The highwayman’s safari

Posted on 18 April 2019

Our hellraising columnist will do anything for a beer – or with a beer in hand. Join him on his trip in Kenya.

When I was younger my mother would say to me, ‘Son, you are on the road to hell.’ I would give a carefree laugh, nick another fifty from her bag and head out in search of whatever would help get me to manhood the quickest.

I have since discovered that hell is not a destination. It is, in fact, a road. Specifically, the road from Nairobi to Mombasa.

I set off late, thinking the road might be less busy at night. Climbing into my rented Subaru, I inched my way to the outskirts of Nairobi, reclined the seat a few notches, opened a cold Tusker with my teeth and floored it. Dusk was falling. In a flash, so was I. Into a pothole the size of the Ngorongoro Crater. By the time I drove up the other side, the moon was out.

It wasn’t long before I encountered the first of many, many trucks. He was ahead of me on a blind corner. The driver saw me in his mirror and hit his indicator. At home this means it’s safe to overtake. In Kenya they use it to help oncoming traffic gauge to the millimetre how much space they have before sideswiping each other. I had to take an emergency detour through the veld.

I also wasn’t expecting speed bumps leading into and out of every town. These are not marked in any way. Neither are they the shape nor size of normal speed bumps. These are designed to get your car airborne at anything over 70 kilometres per hour. Several times I took off only to land in a pothole. It was insane. The Kenyan authorities have no idea how dangerous this is when you are trying to drink and drive.

But spillage was the least of it. Hell’s Highway met Dante’s Inferno around about the town of Voi, when I encountered a convoy of trucks evacuating what appeared to be the whole of Mombasa in a single night. I don’t know what they were carrying because their loads were covered with tarpaulins.

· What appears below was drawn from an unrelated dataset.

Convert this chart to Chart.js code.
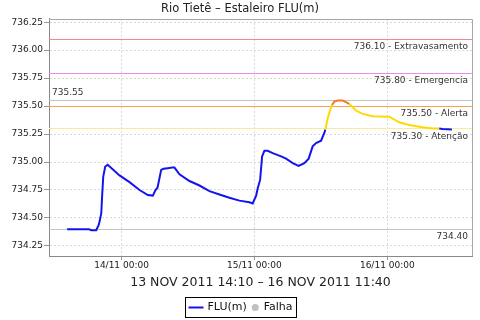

My nerves, together with the shock absorbers, were shattered by the time I killed the engine and stepped out beneath a palm tree in the dark heart of Mombasa. I was hit by a tropical fug so thick that my eyes misted up. Fug this, I said, and jumped back into the Subaru just as an anopheles mosquito the size of a cricket ball slammed into my window.

With raw malaria dripping down the glass, I headed at high speed for my beachfront hotel. Veering into the space reserved for important guests, I flung myself from the moving car, broke my fall with a parachutist’s roll and sprinted for reception, where I plunged my head into an ice bucket, then tried to charter a fast-moving dhow to get me the hell out of there. I calmed down when management offered me a purple cocktail and free water sports.

Before leaving Nairobi, I’d read in the East African Standard that DDT was the weapon of choice against malaria, so I picked up a pint from a general dealer in a muggers’ alley near the harbour and used it as mix for my nightcap. The dreams were so vivid that I almost woke up a completely different person. After a Bloody Mary to help restore my bearings, I sloped off through the backstreets of Mombasa’s old town.

As I rounded a corner, a man wearing a fierce beard stepped out of a doorway and approached me. He had a bag over one shoulder and a ceremonial dagger in his belt. I took a couple of steps backwards but he told me to relax and offered to show me something for a thousand shillings.

‘How many shillings to the doubloon?’ I asked.

He smiled from behind his imitation Ray-Bans and tapped his nose. That’s always a good sign, so I followed him into an abandoned mosque and up a spiral staircase so narrow that I couldn’t even turn around. Just as the cold claws of claustrophobia began scratching at my brain, we reached the crumbling minaret and stepped out into the warm sunshine.

My new friend adjusted his dagger and reached into his bag. I went into a defensive crouch. He laughed and pulled out two cold Tuskers.

Every country has its own unique sayings. The Spanish say ‘Mañana’, South Africans say ‘It wasn’t me’ and Kenyans say ‘Anytime is Tusker time.’ Never argue with the locals. Besides, any country where the beer is cheaper than the bottled water is my kind of country.